Este ideal de diálogo reflexivo, expresado tan poéticamente por Platón, puede ser replicado en las salas de clases de todo el mundo.
Niñas, niños y jóvenes (y todos nosotros) pueden aprender a pensar mejor y a pensar por sí mismos, si practican el diálogo reflexivo bajo la guía de un profesor, o profesora, que tenga las características que tenía el famoso Sócrates, es decir, que sea curioso, inquisitivo, dialogante, cuestionador, capaz de invitar a pensar y de enseñar a pensar autónomamente.
Al acostumbrarse a pensar de manera reflexiva (filosófica), niños y niñas desarrollan el hábito de pensar “razonablemente”, aprenden a pedir y ofrecer razones por sus opiniones, a distinguir buenas y malas razones, a buscar explicaciones más amplias, a reconocer los límites del conocimiento.

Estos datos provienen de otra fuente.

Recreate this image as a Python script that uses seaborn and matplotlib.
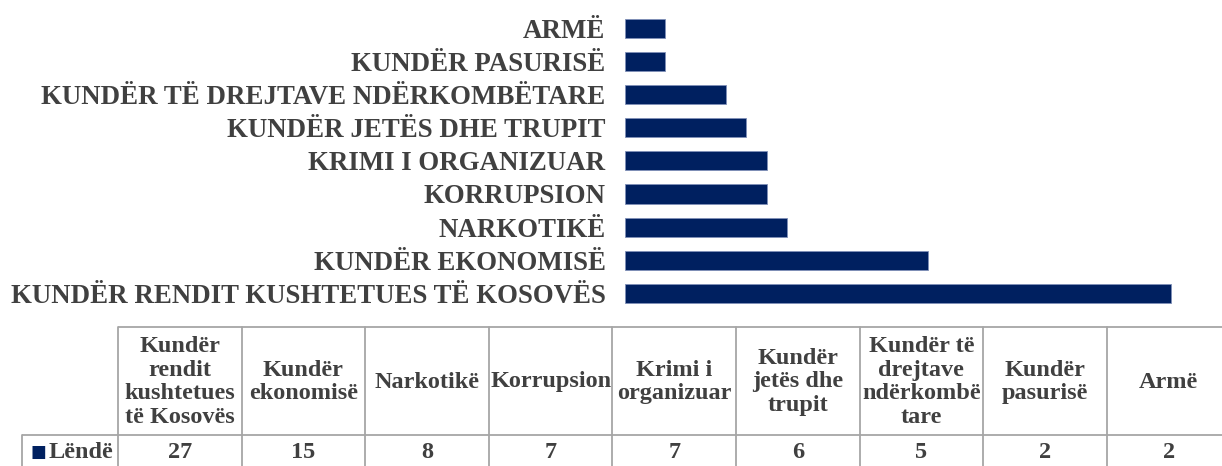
import matplotlib
matplotlib.use("Agg")
import matplotlib.pyplot as plt
import seaborn as sns
import pandas as pd

# ---- data ----
bar_labels = ["KUNDËR RENDIT KUSHTETUES TË KOSOVËS", "KUNDËR EKONOMISË", "NARKOTIKË",
              "KORRUPSION", "KRIMI I ORGANIZUAR", "KUNDËR JETËS DHE TRUPIT",
              "KUNDËR TË DREJTAVE NDËRKOMBËTARE", "KUNDËR PASURISË", "ARMË"]
table_headers = ["Kundër\nrendit\nkushtetues\ntë Kosovës", "Kundër\nekonomisë", "Narkotikë",
                 "Korrupsion", "Krimi i\norganizuar", "Kundër\njetës dhe\ntrupit",
                 "Kundër të\ndrejtave\nndërkombë\ntare", "Kundër\npasurisë", "Armë"]
values = [27, 15, 8, 7, 7, 6, 5, 2, 2]
series_name = "Lëndë"

NAVY = "#002060"
TXT = "#404040"
GRID = "#A6A6A6"
FONT = "Liberation Serif"

sns.set_theme(style="white")
plt.rcParams["font.family"] = [FONT, "DejaVu Serif"]

W, H = 1222, 466
fig = plt.figure(figsize=(W / 100, H / 100), dpi=100)

# ---- bar chart ----
ax = fig.add_axes([625 / W, (H - 310) / H, 606.7 / W, 298.3 / H])
df = pd.DataFrame({"cat": bar_labels, "val": values})
sns.barplot(data=df, x="val", y="cat", order=bar_labels[::-1], orient="h",
            color=NAVY, width=0.58, saturation=1, edgecolor="#8090B8",
            linewidth=0.6, ax=ax)
ax.set_xlim(0, 30)
ax.set_ylim(8.5, -0.5)
ax.set_xlabel("")
ax.set_ylabel("")
ax.set_xticks([])
for s in ax.spines.values():
    s.set_visible(False)
ax.tick_params(axis="y", length=0, pad=14, labelsize=19.4, labelcolor=TXT)
for t in ax.get_yticklabels():
    t.set_fontweight("bold")
    t.set_family(FONT)

# ---- data table ----
tx_left, tx_right = 22, 1230.4
ty_top, ty_bot = 327, 467
tax = fig.add_axes([tx_left / W, (H - ty_bot) / H, (tx_right - tx_left) / W, (ty_bot - ty_top) / H])
leg_w = (118 - 22) / 123.6
n = len(values)
tax.set_xlim(-leg_w, n)
tax.set_ylim(ty_bot - ty_top, 0)
tax.axis("off")
hdr_bot = 435 - ty_top
row_h = ty_bot - ty_top

lw = 1.3
tax.plot([0, n + 1], [0, 0], color=GRID, lw=lw, clip_on=False, solid_capstyle="butt")
tax.plot([-leg_w, n + 1], [hdr_bot, hdr_bot], color=GRID, lw=lw, clip_on=False, solid_capstyle="butt")
tax.plot([-leg_w, -leg_w], [hdr_bot, row_h], color=GRID, lw=lw, clip_on=False)
for i in range(n + 1):
    tax.plot([i, i], [0, row_h], color=GRID, lw=lw, clip_on=False)

for i, (h, v) in enumerate(zip(table_headers, values)):
    tax.text(i + 0.5, hdr_bot / 2 + 1, h, ha="center", va="center", fontsize=17.5,
             fontweight="bold", color=TXT, linespacing=1.16, family=FONT)
    tax.text(i + 0.5, (hdr_bot + row_h) / 2 + 1, str(v), ha="center", va="center",
             fontsize=17.5, fontweight="bold", color=TXT, family=FONT)

# legend key in table
tax.text(-leg_w + 0.07, (hdr_bot + row_h) / 2 + 1, "■", ha="left", va="center",
         fontsize=12, color=NAVY, family="DejaVu Sans")
tax.text(-0.04, (hdr_bot + row_h) / 2 + 1, series_name, ha="right", va="center",
         fontsize=17.5, fontweight="bold", color=TXT, family=FONT)

fig.savefig("out.png", dpi=100)
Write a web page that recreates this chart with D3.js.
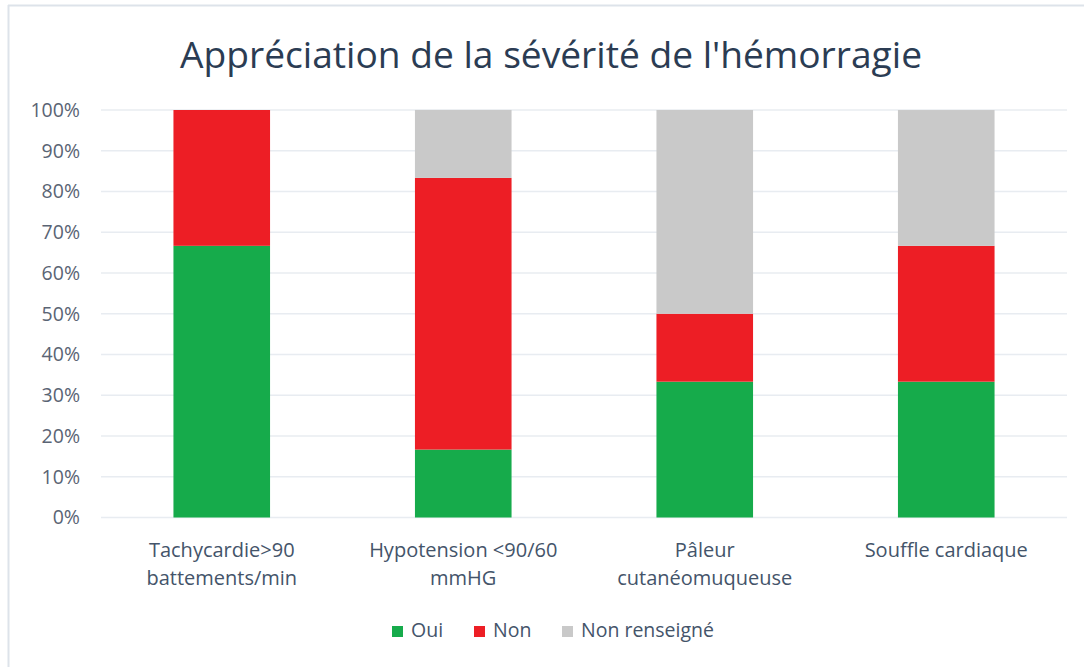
<!DOCTYPE html>
<html><head><meta charset="utf-8">
<script src="https://cdn.jsdelivr.net/npm/d3@7"></script>
<style>body{margin:0;background:#fff}svg{display:block}</style>
</head><body>
<script>
const categories = [["Tachycardie>90","battements/min"],["Hypotension <90/60","mmHG"],["Pâleur","cutanéomuqueuse"],["Souffle cardiaque"]];
const seriesNames = ["Oui","Non","Non renseigné"];
const seriesColors = ["#16ab4b","#ed1e25","#c9c9c9"];
const oui = [0.6667, 0.1667, 0.3333, 0.3333];
const non = [0.3333, 0.6667, 0.1667, 0.3333];
const nonRens = [0, 0.1667, 0.5, 0.3333];
const yTicks = [0,0.1,0.2,0.3,0.4,0.5,0.6,0.7,0.8,0.9,1];
const title = "Appréciation de la sévérité de l'hémorragie";

const W=1084,H=667;
const svg=d3.select("body").append("svg").attr("width",W).attr("height",H);
const font="'Open Sans', sans-serif";
const txt="#44546a";
// frame
svg.append("line").attr("x1",8).attr("x2",W).attr("y1",5.5).attr("y2",5.5).attr("stroke","#dde3ea").attr("stroke-width",2);
svg.append("line").attr("x1",8.5).attr("x2",8.5).attr("y1",5).attr("y2",H).attr("stroke","#dde3ea").attr("stroke-width",2);

const x=d3.scaleBand().domain(d3.range(categories.length)).range([101,1067]).paddingInner(0.6).paddingOuter(0.3);
const y=d3.scaleLinear().domain([0,1]).range([517.5,110]);

// grid
svg.append("g").selectAll("line").data(yTicks).join("line")
 .attr("x1",101).attr("x2",1067).attr("y1",d=>y(d)).attr("y2",d=>y(d))
 .attr("stroke","#e8ecf1").attr("stroke-width",1.5);

const yAxis=d3.axisLeft(y).tickValues(yTicks).tickFormat(d3.format(".0%")).tickSize(0).tickPadding(0);
const ga=svg.append("g").attr("transform","translate(80,0)").call(yAxis);
ga.select(".domain").remove();
ga.selectAll("text").attr("font-family",font).attr("font-size",19.5).attr("fill","#5a6474");

const data=categories.map((c,i)=>({i,Oui:oui[i],Non:non[i],"Non renseigné":nonRens[i]}));
const stack=d3.stack().keys(seriesNames)(data);
svg.append("g").selectAll("g").data(stack).join("g").attr("fill",(d,i)=>seriesColors[i])
 .selectAll("rect").data(d=>d).join("rect")
 .attr("x",d=>x(d.data.i)).attr("width",x.bandwidth())
 .attr("y",d=>y(d[1])).attr("height",d=>Math.max(0,y(d[0])-y(d[1])));

// x labels
const gx=svg.append("g");
categories.forEach((lines,i)=>{
  const t=gx.append("text").attr("x",x(i)+x.bandwidth()/2).attr("y",557).attr("text-anchor","middle")
   .attr("font-family",font).attr("font-size",20).attr("fill",txt);
  lines.forEach((l,k)=>t.append("tspan").attr("x",x(i)+x.bandwidth()/2).attr("dy",k?28:0).text(l));
});

// title
svg.append("text").attr("x",551).attr("y",68).attr("text-anchor","middle")
 .attr("font-family",font).attr("font-size",36).attr("fill","#2b3c53").text(title)
 .attr("textLength",742).attr("lengthAdjust","spacingAndGlyphs");

// legend
const legX=[392,474,562];
const lg=svg.append("g");
seriesNames.forEach((n,i)=>{
  lg.append("rect").attr("x",legX[i]).attr("y",626).attr("width",11).attr("height",11).attr("fill",seriesColors[i]);
  lg.append("text").attr("x",legX[i]+19).attr("y",637).attr("font-family",font).attr("font-size",19.5).attr("fill",txt).text(n);
});
</script>
</body></html>
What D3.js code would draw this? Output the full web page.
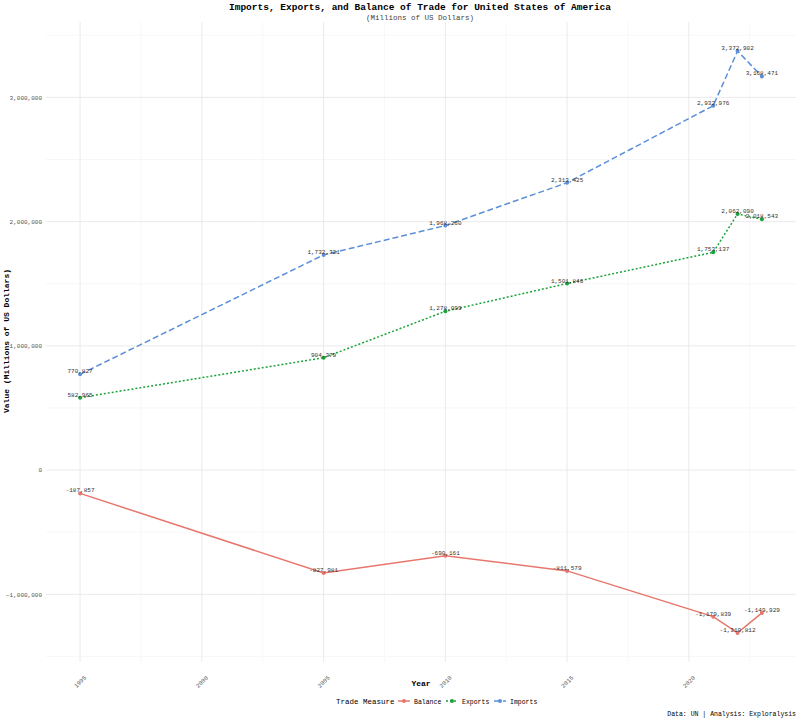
<!DOCTYPE html>
<html><head><meta charset="utf-8">
<script src="https://cdn.jsdelivr.net/npm/d3@7"></script>
<style>body{margin:0;background:#fff}text{font-family:"Liberation Mono","DejaVu Sans Mono",monospace}</style>
</head><body><svg id="c" width="800" height="720"></svg>
<script>
const years=[1995,2005,2010,2015,2021,2022,2023];
const imports=[770827,1732321,1968260,2313425,2932976,3372902,3168471];
const exports=[582965,904379,1278099,1501846,1753137,2062090,2018543];
const balance=[-187857,-827981,-690161,-811579,-1179839,-1310812,-1149929];
const seriesNames=["Balance","Exports","Imports"];
const colors={Balance:"#E8766D",Exports:"#1AA33A",Imports:"#5B8FD8"};
const dashes={Balance:null,Exports:"2,2",Imports:"6,3"};
const xTicks=[1995,2000,2005,2010,2015,2020];
const yTicks=[-1000000,0,1000000,2000000,3000000];
const data={Balance:balance,Exports:exports,Imports:imports};

const svg=d3.select("#c");
const L=46,R=796,T=22,B=662;
const x=d3.scaleLinear().domain([1993.6,2024.4]).range([L,R]);
const y=d3.scaleLinear().domain([-1545000,3607000]).range([B,T]);
const g=svg.append("g");
const xm=d3.range(1997.5,2024,5), ym=[-1500000,-500000,500000,1500000,2500000,3500000];
g.selectAll(".xm").data(xm).join("line").attr("x1",d=>x(d)).attr("x2",d=>x(d)).attr("y1",T).attr("y2",B).attr("stroke","#f2f2f2").attr("stroke-width",0.6);
g.selectAll(".ym").data(ym).join("line").attr("y1",d=>y(d)).attr("y2",d=>y(d)).attr("x1",L).attr("x2",R).attr("stroke","#f2f2f2").attr("stroke-width",0.6);
g.selectAll(".xg").data(xTicks).join("line").attr("x1",d=>x(d)).attr("x2",d=>x(d)).attr("y1",T).attr("y2",B).attr("stroke","#e8e8e8").attr("stroke-width",0.9);
g.selectAll(".yg").data(yTicks).join("line").attr("y1",d=>y(d)).attr("y2",d=>y(d)).attr("x1",L).attr("x2",R).attr("stroke","#e8e8e8").attr("stroke-width",0.9);
const fmt=d3.format(",");
const ya=svg.append("g").attr("transform",`translate(${L},0)`).call(d3.axisLeft(y).tickValues(yTicks).tickFormat(fmt).tickSize(0).tickPadding(4));
ya.select(".domain").remove();
ya.selectAll("text").attr("font-size",6).attr("fill","#555");
const xa=svg.append("g").attr("transform",`translate(0,${B})`).call(d3.axisBottom(x).tickValues(xTicks).tickFormat(d3.format("d")).tickSize(0));
xa.select(".domain").remove();
xa.selectAll("text").attr("font-size",6).attr("fill","#555").attr("text-anchor","end").attr("dy",0).attr("transform","translate(4,14) rotate(-45)");
const line=d3.line().x((d,i)=>x(years[i])).y(d=>y(d));
seriesNames.forEach(s=>{
  const vals=data[s];
  svg.append("path").datum(vals).attr("d",line).attr("fill","none").attr("stroke",colors[s]).attr("stroke-width",1.5).attr("stroke-dasharray",dashes[s]);
  svg.selectAll(".p"+s).data(vals).join("circle").attr("cx",(d,i)=>x(years[i])).attr("cy",d=>y(d)).attr("r",2).attr("fill",colors[s]);
  svg.selectAll(".t"+s).data(vals).join("text").attr("x",(d,i)=>x(years[i])).attr("y",d=>y(d)-1).attr("text-anchor","middle").attr("font-size",6).attr("fill","#333").text(d=>fmt(d).replace("−","-"));
});
svg.append("text").attr("x",420).attr("y",10).attr("text-anchor","middle").attr("font-size",9.5).attr("font-weight","bold").text("Imports, Exports, and Balance of Trade for United States of America");
svg.append("text").attr("x",420).attr("y",20).attr("text-anchor","middle").attr("font-size",7.5).attr("fill","#444").text("(Millions of US Dollars)");
svg.append("text").attr("x",421).attr("y",686).attr("text-anchor","middle").attr("font-size",8).attr("font-weight","bold").text("Year");
svg.append("text").attr("transform","translate(9,341) rotate(-90)").attr("text-anchor","middle").attr("font-size",8).attr("font-weight","bold").text("Value (Millions of US Dollars)");
const lg=svg.append("g").attr("transform","translate(336,701)");
lg.append("text").attr("x",0).attr("y",3).attr("font-size",7.5).text("Trade Measure");
const lx=[62,110,158];
seriesNames.forEach((s,i)=>{
  const e=lg.append("g").attr("transform",`translate(${lx[i]},0)`);
  e.append("line").attr("x1",0).attr("x2",12).attr("stroke",colors[s]).attr("stroke-width",1.5).attr("stroke-dasharray",dashes[s]);
  e.append("circle").attr("cx",6).attr("r",2).attr("fill",colors[s]);
  e.append("text").attr("x",16).attr("y",2.5).attr("font-size",6.5).text(s);
});
svg.append("text").attr("x",796).attr("y",716).attr("text-anchor","end").attr("font-size",6.5).text("Data: UN | Analysis: Exploralysis");
</script></body></html>
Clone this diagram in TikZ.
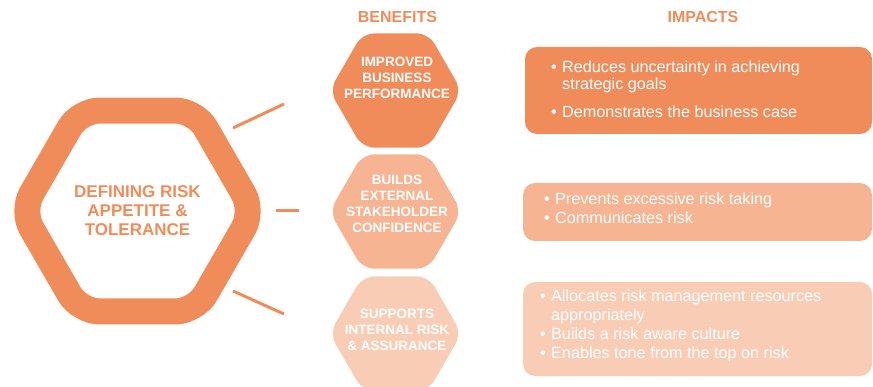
\documentclass[tikz,border=0pt]{standalone}
\usepackage{fontspec}
\setmainfont{Liberation Sans}
\usetikzlibrary{shapes.geometric}
\definecolor{riskorange}{HTML}{F08C5A}
\definecolor{riskpeach}{HTML}{F6B492}
\definecolor{risksand}{HTML}{F9CCB5}
\newcommand{\bul}{\makebox[11pt][l]{\textbullet}}
\newcommand{\hang}{\hspace*{11pt}}

\begin{document}
\begin{tikzpicture}[x=1pt, y=-1pt,
  hexbox/.style={regular polygon, regular polygon sides=6, minimum size=132pt, inner sep=0pt, rounded corners=12pt},
  bentext/.style={anchor=north, inner sep=0pt, align=center, text=white, font=\fontsize{13.5}{16}\selectfont\bfseries},
  head/.style={anchor=base, inner sep=0pt, text=riskorange, font=\fontsize{16}{19}\selectfont\bfseries},
  imptext/.style={anchor=north west, inner sep=0pt, align=left, text=white, font=\fontsize{16.2}{19}\selectfont},
  link/.style={draw=riskorange, line width=3pt}]
\useasboundingbox (0,0) rectangle (873,387);
\clip (0,0) rectangle (873,387);

% headings
\node[head] (benefits) at (397.5,23) {BENEFITS};
\node[head] (impacts) at (703,23) {IMPACTS};

% central hexagon
\node[regular polygon, regular polygon sides=6, minimum size=232pt, inner sep=0pt,
  draw=riskorange, line width=26pt, rounded corners=20pt, align=center, text=riskorange,
  font=\fontsize{17}{19}\selectfont\bfseries] (risk) at (137.5,211)
  {DEFINING RISK\\APPETITE \&\\TOLERANCE};

% benefits
\node[hexbox, fill=riskorange] (perf) at (395.5,90.5) {};
\node[hexbox, fill=riskpeach] (conf) at (395.5,211.5) {};
\node[hexbox, fill=risksand] (assur) at (395.5,333.5) {};
\node[bentext] (perftext) at (397,57) {IMPROVED\\BUSINESS\\PERFORMANCE};
\node[bentext] (conftext) at (397,175) {BUILDS\\EXTERNAL\\STAKEHOLDER\\CONFIDENCE};
\node[bentext] (assurtext) at (397,309) {SUPPORTS\\INTERNAL RISK\\\& ASSURANCE};

% links
\coordinate (l1a) at (233,128); \coordinate (l1b) at (284,104);
\coordinate (l2a) at (276,211); \coordinate (l2b) at (299,211);
\coordinate (l3a) at (233,291); \coordinate (l3b) at (284,314);
\draw[link] (l1a) -- (l1b);
\draw[link] (l2a) -- (l2b);
\draw[link] (l3a) -- (l3b);

% impacts
\fill[riskorange, rounded corners=12pt] (525,47) rectangle (872,134);
\fill[riskpeach, rounded corners=12pt] (523,183) rectangle (872,241);
\fill[risksand, rounded corners=12pt] (523,282) rectangle (872,376);
\node[imptext] (perfimp) at (551,60.2)
  {\bul Reduces uncertainty in achieving\\[-1.5pt]\hang strategic goals\\[8.5pt]\bul Demonstrates the business case};
\node[imptext] (confimp) at (544,192.2)
  {\bul Prevents excessive risk taking\\\bul Communicates risk};
\node[imptext] (assurimp) at (540,289.2)
  {\bul Allocates risk management resources\\\hang appropriately\\\bul Builds a risk aware culture\\\bul Enables tone from the top on risk};
\end{tikzpicture}
\end{document}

Al dialogar sobre temas que les interesan, en un ambiente de respeto, apertura y tolerancia, comienzan a valorar sus propias ideas y las de sus compañeros y aprenden a escucharse y a colaborar en la construcción de sentido. En palabras de Matthew Lipman, “al hacer filosofía en la sala de clases, esta se convierte en una ‘comunidad de indagación’”.
Una “comunidad de indagación” es un grupo de personas –en este caso, estudiantes y profesor o profesora– comprometidas en una búsqueda intelectual sujeta a la evidencia y a la razón, y gobernada por reglas de procedimiento, como pedir la palabra, respetar los turnos, escuchar con respeto, no interrumpir, ir al punto, mantener la coherencia, etc. La participación en dicha comunidad no solo desarrolla hábitos intelectuales de razonamiento estricto, sino que fomenta un pensamiento cooperativo y “cuidadoso” (caring thinking), desarrollando la empatía y el respeto.
A la pregunta que encabeza esta reflexión, mi respuesta es claramente afirmativa: Sí, podemos aprender a dialogar con respeto y razonabilidad, si cultivamos desde la infancia la razonabilidad y los hábitos de pensamiento reflexivo, cooperativo y cuidadoso en las líneas descritas. Es nuestra responsabilidad, como adultos y educadores de generaciones futuras, despertar en los niños, niñas y jóvenes el deseo de conocer, de pensar por sí mismos y de construir en conjunto un mundo mejor para todos.